Monday, October 25, 2010

Day twenty five: same-siders.



There is a certain type of diner that give me the heebie-jeebies. The diner in question, or rather diners, is what I like to call "same-siders."

Same-siders are couples who sit on the same side of the table or booth as each other. Let's not get this confused with tables of three people or more. I'm talking two-tops here.

Let me digress here for a moment to explain the "top system" for those of you who have never working in the restaurant industry. It's pretty simple: two-top is a table of two, four-top is a table of four and so forth. A big top is a table of six or more. You follow?

Same-siders don't sit on the same side as each other for practical reasons like being able to see the television when a sporting event is on. They sit on the same side as each other to be close. Call me a cynic but I think that a couple should be able to go an hour without whispering sweet nothings into each others ears.

Almost as bad as same-siders, across the table hand-holders.

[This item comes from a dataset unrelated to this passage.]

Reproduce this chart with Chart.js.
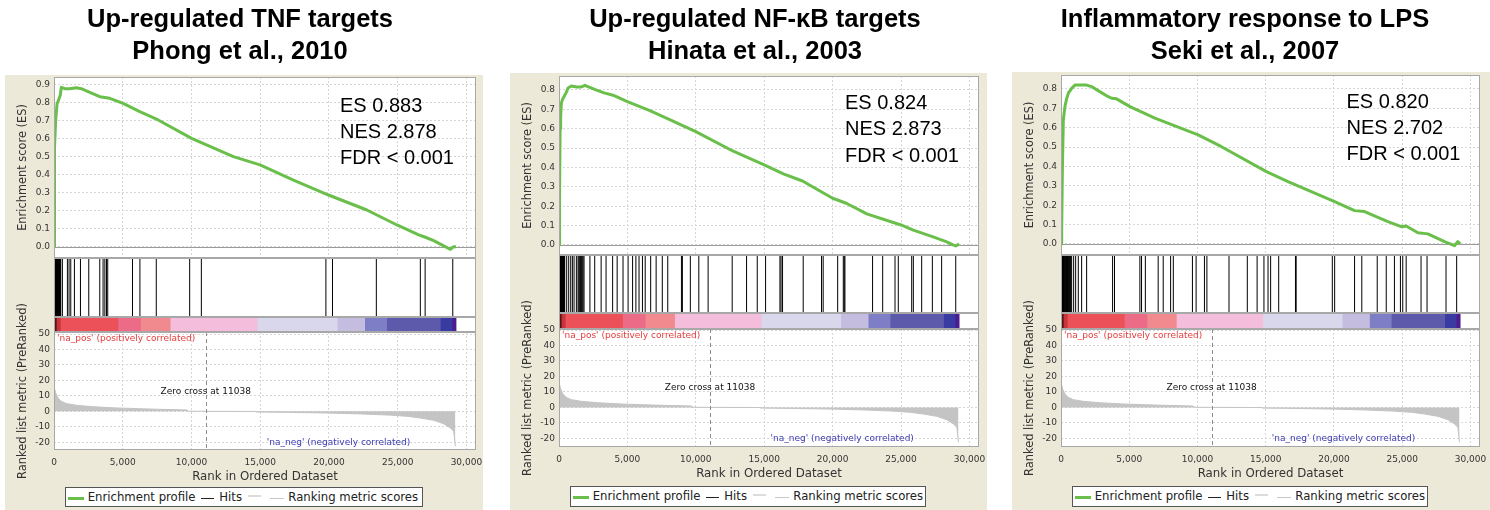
<!DOCTYPE html>
<html><head><meta charset="utf-8">
<script src="https://cdn.jsdelivr.net/npm/chart.js@4.4.1/dist/chart.umd.min.js"></script>
<style>
html,body{margin:0;padding:0;background:#fff;width:1490px;height:510px;overflow:hidden;position:relative;font-family:"Liberation Sans",Arial,sans-serif}
.beige{position:absolute;background:#ECE9D8}
.title{position:absolute;width:520px;text-align:center;font-weight:bold;font-size:25.5px;line-height:32px;color:#000;white-space:nowrap}
.stats{position:absolute;font-size:20px;line-height:26.3px;color:#000;white-space:nowrap}
.legend{position:absolute;border:1px solid #555;background:#fff;box-sizing:border-box;font-family:"DejaVu Sans";font-size:11.7px;color:#222;white-space:nowrap}
.legend span{position:absolute}
canvas{position:absolute}
</style>
</head><body>
<script>
// ---------------- data ----------------
const XMAX = 30700;
const zeroCrossRank = 11038;
const xTickValues = [0,5000,10000,15000,20000,25000,30000];
const esTicks09 = [0,0.1,0.2,0.3,0.4,0.5,0.6,0.7,0.8,0.9];
const esTicks08 = [0,0.1,0.2,0.3,0.4,0.5,0.6,0.7,0.8];
const metricTicks = [-20,-10,0,10,20,30,40,50];

// Panel 1: Up-regulated TNF targets (Phong et al., 2010)
const tnfRank = [0,25,50,120,220,365,460,535,780,1140,1630,1990,2480,3330,4060,5030,6240,7580,10010,13050,14990,17420,19970,22760,24950,26530,27020,27620,28840,29080,29250];
const tnfES   = [0,0.25,0.55,0.70,0.79,0.82,0.84,0.883,0.875,0.875,0.88,0.875,0.859,0.831,0.822,0.794,0.748,0.702,0.600,0.499,0.453,0.369,0.286,0.203,0.120,0.065,0.052,0.033,-0.015,0.0,0.0];
const tnfHits = [3,12,25,40,55,70,90,110,130,150,175,200,225,250,280,310,340,370,400,430,460,490,610,975,1095,1220,1485,1925,2530,3330,3570,3700,3820,3910,5710,6250,7440,9870,10720,19780,20260,23450,26650,27000,29010];

// Panel 2: Up-regulated NF-kB targets (Hinata et al., 2003)
const nfkbRank = [0,40,80,120,170,250,400,550,660,900,1300,1600,1900,2200,2700,3300,3950,5000,6600,7850,10000,12700,15000,16400,17800,20000,21000,22500,25000,25900,27400,28300,28800,29000,29250];
const nfkbES   = [0,0.25,0.60,0.66,0.73,0.75,0.77,0.79,0.81,0.82,0.815,0.815,0.824,0.815,0.80,0.785,0.773,0.74,0.694,0.654,0.585,0.485,0.413,0.367,0.33,0.241,0.215,0.16,0.103,0.076,0.04,0.017,0.0,-0.005,0.004];
const nfkbHits = [3,15,30,45,60,80,100,125,150,180,210,240,270,300,330,360,390,417,563,710,856,978,1100,1270,1390,1450,1514,1580,1636,1700,1760,1830,2260,2610,3080,3440,3920,4250,4680,5050,5380,5620,5850,6100,6300,6700,7100,7550,7950,8950,9020,9600,10220,10900,12660,13710,14490,15100,16150,16230,16340,17850,19190,19310,20370,20780,20850,20900,22920,23660,24560,24800,25780,25900,26510,27290,27970,29000];

// Panel 3: Inflammatory response to LPS (Seki et al., 2007)
const lpsRank = [0,50,100,170,290,415,540,780,1020,1880,2240,3460,3710,4070,5050,6880,10050,11760,15050,16630,20050,21510,22240,23950,24930,25290,26150,26880,28100,28830,29070,29250];
const lpsES   = [0,0.072,0.38,0.64,0.71,0.75,0.778,0.803,0.82,0.82,0.812,0.76,0.752,0.749,0.709,0.649,0.563,0.502,0.373,0.322,0.218,0.172,0.167,0.115,0.089,0.093,0.058,0.052,0.012,-0.009,0.012,0.0];
const lpsHits = [3,15,30,50,70,95,120,150,180,210,245,280,320,360,400,440,480,520,560,600,640,680,720,780,927,1073,1268,1512,1878,3780,3920,5780,5900,6180,7120,7490,8030,8230,9630,9900,10510,10690,12310,13650,14370,14870,15170,15360,15950,17180,17230,19880,20050,21510,22040,23170,23830,24430,24870,25040,25290,26380,26820,28210,28990];

// Ranked list metric (shared by all panels)
const metricRank = [0,20,50,120,290,530,900,1630,2840,4540,6240,7700,9650,9700,9750,11038,14700,14750,16930,19970,22400,24340,25680,26650,27620,28350,28840,29080,29200];
const metricVal  = [40,22,15,11.9,8.6,6.5,5.0,3.9,3.0,2.2,1.7,1.3,0.9,0.85,0.1,0,-0.1,-0.45,-0.65,-1.1,-1.7,-2.4,-3.2,-4.3,-5.8,-8.0,-10.8,-12.9,-22.6];

// Colour bar (rank boundaries of the heat-map segments)
const colorBarEdges = [0,170,460,4650,6300,8450,14780,20600,22600,24200,28100,28950,29250];
const colorBarColors = ['#5a1212','#c7343b','#ec5159','#ec6b86','#f08a8f','#f3bddb','#d9d7ec','#c5bde0','#7e7ec6','#5e5aab','#3a3aa3','#4b1d8e'];

const titles1 = ['Up-regulated TNF targets','Up-regulated NF-\u03baB targets','Inflammatory response to LPS'];
const titles2 = ['Phong et al., 2010','Hinata et al., 2003','Seki et al., 2007'];
const esLabels = ['ES 0.883','ES 0.824','ES 0.820'];
const nesLabels = ['NES 2.878','NES 2.873','NES 2.702'];
const fdrLabels = ['FDR < 0.001','FDR < 0.001','FDR < 0.001'];

// ---------------- layout ----------------
const panels = [
  {rank:tnfRank, es:tnfES, hits:tnfHits, esTicks:esTicks09, beige:[5,75,478,435], titleC:240,
   plot:{left:54,right:476,esTop:77,esBottom:258,hitsBottom:317,barBottom:332,metBottom:450},
   esMin:-0.063, esMax:0.94, metMin:-25, metMax:51.3, stats:[340,91.6], legend:[65,487,358,20]},
  {rank:nfkbRank, es:nfkbES, hits:nfkbHits, esTicks:esTicks08, beige:[510,73,477,437], titleC:755,
   plot:{left:559,right:979,esTop:76,esBottom:255,hitsBottom:313,barBottom:329,metBottom:447},
   esMin:-0.052, esMax:0.872, metMin:-25.6, metMax:50.65, stats:[845,89.2], legend:[570,486,356,21]},
  {rank:lpsRank, es:lpsES, hits:lpsHits, esTicks:esTicks08, beige:[1012,72,478,438], titleC:1245,
   plot:{left:1061,right:1480,esTop:75,esBottom:255,hitsBottom:313,barBottom:329,metBottom:447},
   esMin:-0.057, esMax:0.872, metMin:-25.6, metMax:50.65, stats:[1346.5,87.6], legend:[1072,486,356,21]}
];

const GREEN = '#6abf4a';
const GRID = '#d6d6d6';
const FRAME = '#a8a8a8';
const TICKFONT = {family:'DejaVu Sans', size:9};
const base = {animation:false, responsive:false, devicePixelRatio:1, events:[],
  plugins:{legend:{display:false}, tooltip:{enabled:false}}};
const setTicks = arr => (s => { s.ticks = arr.map(v => ({value:v})); });

const framePlugin = {
  id:'frame',
  beforeDraw(chart){
    const {ctx, chartArea:a} = chart;
    ctx.save(); ctx.fillStyle = '#fff';
    ctx.fillRect(a.left, a.top, a.right-a.left, a.bottom-a.top); ctx.restore();
  },
  afterDraw(chart){
    const {ctx, chartArea:a} = chart;
    ctx.save(); ctx.strokeStyle = FRAME; ctx.lineWidth = 1;
    ctx.strokeRect(Math.round(a.left)+0.5, Math.round(a.top)+0.5, Math.round(a.right-a.left)-1, Math.round(a.bottom-a.top)-1);
    ctx.restore();
  }
};

function div(cls, x, y, html){
  const d = document.createElement('div'); d.className = cls;
  d.style.left = x+'px'; d.style.top = y+'px'; d.innerHTML = html;
  document.body.appendChild(d); return d;
}
function addCanvas(x, y, w, h){
  const c = document.createElement('canvas');
  c.width = w; c.height = h;
  c.style.cssText = `left:${x}px;top:${y}px;width:${w}px;height:${h}px`;
  document.body.appendChild(c); return c;
}

panels.forEach(P => {
  const b = document.createElement('div'); b.className = 'beige';
  b.style.cssText = `left:${P.beige[0]}px;top:${P.beige[1]}px;width:${P.beige[2]}px;height:${P.beige[3]}px`;
  document.body.appendChild(b);
});

panels.forEach((P, pi) => {
  const p = P.plot, plotW = p.right - p.left;
  const axW = 45, padT = 12, padB = 12, padR = 15;

  // ---- Enrichment score chart ----
  const esH = p.esBottom - p.esTop;
  const c1 = addCanvas(p.left - axW, p.esTop - padT, axW + plotW + padR, padT + esH + padB);
  const zeroLine = {id:'zeroLine', beforeDatasetsDraw(chart){
    const {ctx, chartArea:a, scales:{y}} = chart; const yy = Math.round(y.getPixelForValue(0)) + 0.5;
    ctx.save(); ctx.strokeStyle = '#9a9a9a'; ctx.lineWidth = 1; ctx.beginPath();
    ctx.moveTo(a.left, yy); ctx.lineTo(a.right, yy); ctx.stroke(); ctx.restore();
  }};
  new Chart(c1, {type:'line',
    data:{datasets:[{data:P.rank.map((r,i)=>({x:r, y:P.es[i]})), borderColor:GREEN, borderWidth:3,
      pointRadius:0, tension:0, fill:false, borderJoinStyle:'round'}]},
    options:{...base, layout:{autoPadding:false, padding:{left:0, top:padT, right:padR, bottom:padB}},
      scales:{
        x:{type:'linear', min:0, max:XMAX, ticks:{display:false},
           grid:{color:GRID, drawTicks:false}, border:{display:false, dash:[2,2]},
           afterBuildTicks:setTicks(xTickValues), afterFit(s){s.height = 0;}},
        y:{type:'linear', min:P.esMin, max:P.esMax,
           ticks:{padding:4, font:TICKFONT, color:'#333', callback:v=>Number(v).toFixed(1)},
           grid:{color:GRID, drawTicks:false}, border:{display:false, dash:[2,2]},
           title:{display:true, text:'Enrichment score (ES)', font:{family:'DejaVu Sans', size:11.4}, color:'#333', padding:{top:7, bottom:0}},
           afterBuildTicks:setTicks(P.esTicks), afterFit(s){s.width = axW;}}
      }},
    plugins:[framePlugin, zeroLine]});

  // ---- Hits chart ----
  const hitsH = p.hitsBottom - p.esBottom;
  const c2 = addCanvas(p.left, p.esBottom, plotW, hitsH);
  new Chart(c2, {type:'scatter',
    data:{datasets:[{data:P.hits.map(r=>({x:r, y:0.5})), pointStyle:'line', pointRotation:90,
      pointRadius:hitsH/2, pointBorderColor:'#000', pointBorderWidth:1, pointBackgroundColor:'#000', clip:false}]},
    options:{...base, layout:{autoPadding:false, padding:0},
      scales:{x:{type:'linear', min:0, max:XMAX, display:false}, y:{type:'linear', min:0, max:1, display:false}}},
    plugins:[framePlugin]});

  // ---- Colour bar ----
  const barH = p.barBottom - p.hitsBottom;
  const c3 = addCanvas(p.left, p.hitsBottom, plotW, barH);
  new Chart(c3, {type:'bar',
    data:{labels:['bar'], datasets:colorBarColors.map((col,i)=>({data:[[colorBarEdges[i], colorBarEdges[i+1]]],
      backgroundColor:col, borderWidth:0, grouped:false, barPercentage:1, categoryPercentage:1}))},
    options:{...base, indexAxis:'y', layout:{autoPadding:false, padding:0},
      scales:{x:{type:'linear', min:0, max:XMAX, display:false}, y:{display:false}}},
    plugins:[framePlugin]});

  // ---- Ranked list metric ----
  const metH = p.metBottom - p.barBottom, xAxH = 34, mPadT = 45;
  const c4 = addCanvas(p.left - axW, p.barBottom - mPadT, axW + plotW + padR, mPadT + metH + xAxH + 2);
  const metExtras = {id:'metExtras', afterDatasetsDraw(chart){
    const {ctx, chartArea:a, scales:{x, y}} = chart;
    const zx = Math.round(x.getPixelForValue(zeroCrossRank)) + 0.5;
    ctx.save();
    ctx.strokeStyle = '#8c8c8c'; ctx.lineWidth = 1; ctx.setLineDash([4,3]);
    ctx.beginPath(); ctx.moveTo(zx, a.top); ctx.lineTo(zx, a.bottom); ctx.stroke();
    ctx.setLineDash([]);
    ctx.font = '9px "DejaVu Sans"'; ctx.textBaseline = 'middle';
    ctx.fillStyle = '#e53a3a'; ctx.textAlign = 'left';
    ctx.fillText("'na_pos' (positively correlated)", a.left + 3, a.top + 6.5);
    ctx.fillStyle = '#111'; ctx.textAlign = 'center';
    ctx.fillText('Zero cross at ' + zeroCrossRank, x.getPixelForValue(zeroCrossRank), y.getPixelForValue(12.8));
    ctx.fillStyle = '#3a3ab4';
    ctx.fillText("'na_neg' (negatively correlated)", x.getPixelForValue(20700), y.getPixelForValue(-20.5));
    ctx.restore();
  }};
  new Chart(c4, {type:'line',
    data:{datasets:[{data:metricRank.map((r,i)=>({x:r, y:metricVal[i]})), fill:'origin',
      backgroundColor:'#c4c4c4', borderColor:'#c4c4c4', borderWidth:1, pointRadius:0, tension:0}]},
    options:{...base, layout:{autoPadding:false, padding:{left:0, top:mPadT, right:padR, bottom:2}},
      scales:{
        x:{type:'linear', min:0, max:XMAX,
           ticks:{padding:7, maxRotation:0, autoSkip:false, font:TICKFONT, color:'#333',
                  callback:v=>Number(v).toLocaleString('en-US')},
           grid:{color:GRID, drawTicks:false}, border:{display:false, dash:[2,2]},
           title:{display:true, text:'Rank in Ordered Dataset', font:{family:'DejaVu Sans', size:11.8}, color:'#333', padding:{top:0, bottom:0}},
           afterBuildTicks:setTicks(xTickValues), afterFit(s){s.height = xAxH;}},
        y:{type:'linear', min:P.metMin, max:P.metMax,
           ticks:{padding:4, font:TICKFONT, color:'#333', callback:v=>String(v)},
           grid:{color:GRID, drawTicks:false}, border:{display:false, dash:[2,2]},
           title:{display:true, text:'Ranked list metric (PreRanked)', font:{family:'DejaVu Sans', size:11.4}, color:'#333', padding:{top:7, bottom:0}},
           afterBuildTicks:setTicks(metricTicks), afterFit(s){s.width = axW;}}
      }},
    plugins:[framePlugin, metExtras]});

  // ---- texts ----
  div('title', P.titleC - 260, 2, titles1[pi] + '<br>' + titles2[pi]);
  div('stats', P.stats[0], P.stats[1], esLabels[pi] + '<br>' + nesLabels[pi] + '<br>' + fdrLabels[pi]);
  const L = P.legend;
  const lg = div('legend', L[0], L[1],
    '<span style="left:1.7px;top:8.5px;width:16.6px;height:3px;background:'+GREEN+'"></span>' +
    '<span style="left:21.7px;top:0;line-height:'+(L[3]-2)+'px">Enrichment profile</span>' +
    '<span style="left:135px;top:9.5px;width:13.3px;height:1px;background:#222"></span>' +
    '<span style="left:153.3px;top:0;line-height:'+(L[3]-2)+'px">Hits</span>' +
    '<span style="left:181.7px;top:6.5px;width:13.3px;height:2px;background:#dcdcdc"></span>' +
    '<span style="left:204.3px;top:9.5px;width:14px;height:1.5px;background:#c8c8c8"></span>' +
    '<span style="left:222.3px;top:0;line-height:'+(L[3]-2)+'px">Ranking metric scores</span>');
  lg.style.width = L[2]+'px'; lg.style.height = L[3]+'px';
});
</script>
</body></html>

Across the table hand-holders (ATTHHs) cling on to each other like the death scene from the major motion picture (and multiple hour waste of time) Titanic:



What's worse is when I, or any server for that matter, try(tries) to put a plate down in front of them and the ATTHHs begruginqly release each other as if I'm a jealous ex-girlfriend trying to keep them apart.

I get it across the table hand-holders. You're in love and you can't go more than 45 minutes without a kung fu grip on your lover's paws but can you cut the crap long enough for me to put your chicken salad down and be on my way?

Save your pseudo public display of affection for when I'm not trying to get a job done.